Amanda Huffer earned her Bachelor’s degree at Indiana University and subsequently a Ph.D at the University of Chicago. Her strong assumptions and generalizations about the nature of Sanatana Dharma evoke strong assumptions and generalizations about the nature of her Religious Studies.

If you are wondering who Amanda Huffer is, so are we. This self-styled scholar has managed to create a niche for herself after the free-for-all publishing of a tiresome dissertation on the Mata Amritanandmayi “transnational” movement.

How did she do it? Well, that is exactly what we are asking as well. Is she a juggler of big words? Or a woman who generalizes about spiritual organizations that are inclusive and pluralistic but are seen (by the likes of her) to be fundamentalist in disposition? Are clever people, who know the tricks of sophistry, scholars or are they academic-gurus with a vast following?
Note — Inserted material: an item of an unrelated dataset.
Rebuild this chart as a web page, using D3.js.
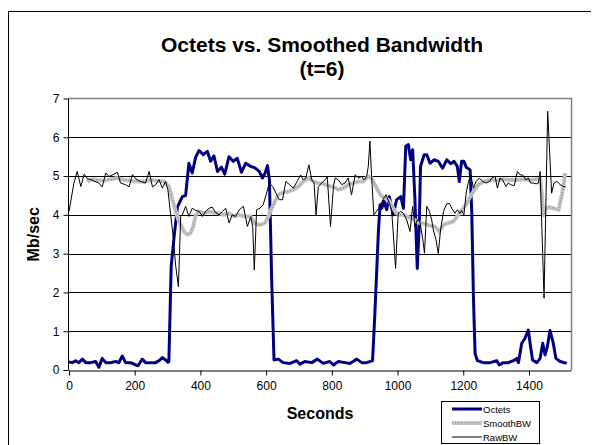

Surely, it is their appeal to the masses that allows them to move up the university ladder. From innuendos on Swami Vivekananda’s alleged Hindu-ness, to actually securing Amma’s permission to write a sophistical dissertation on her, it is hard to understand why the likes of Huffer and their interest in academic production has lent itself to cultural reproduction at the undergraduate level. Aha, citation that!

5. Kafila

Kafila is an online magazine. They don’t publish in print.  

By far India’s most popular living savior of the poor, Kafila is a person. Literature students so often dredge up the question in the classroom: Is this non-living thing a character in our novel or simply a Kafila-inspired caste and gender-driven bolster?

While postgraduates of the social sciences aspire to write for the Economic and Political Weekly, the undergraduates submit their assignments to Kafila. EPW continues to maintain its class despite the advent of the Kandasamys, while Kafila actually believes it is dismantling caste.

From supporting conversion to fiercely typed out pieces by the beef eating ‘school of thought’, this secular and poetical sweet-nothing of an Ayodhya conflict, Kafila, faces angry competition from Outlook, and takes in everything so long as it’s a finished draft.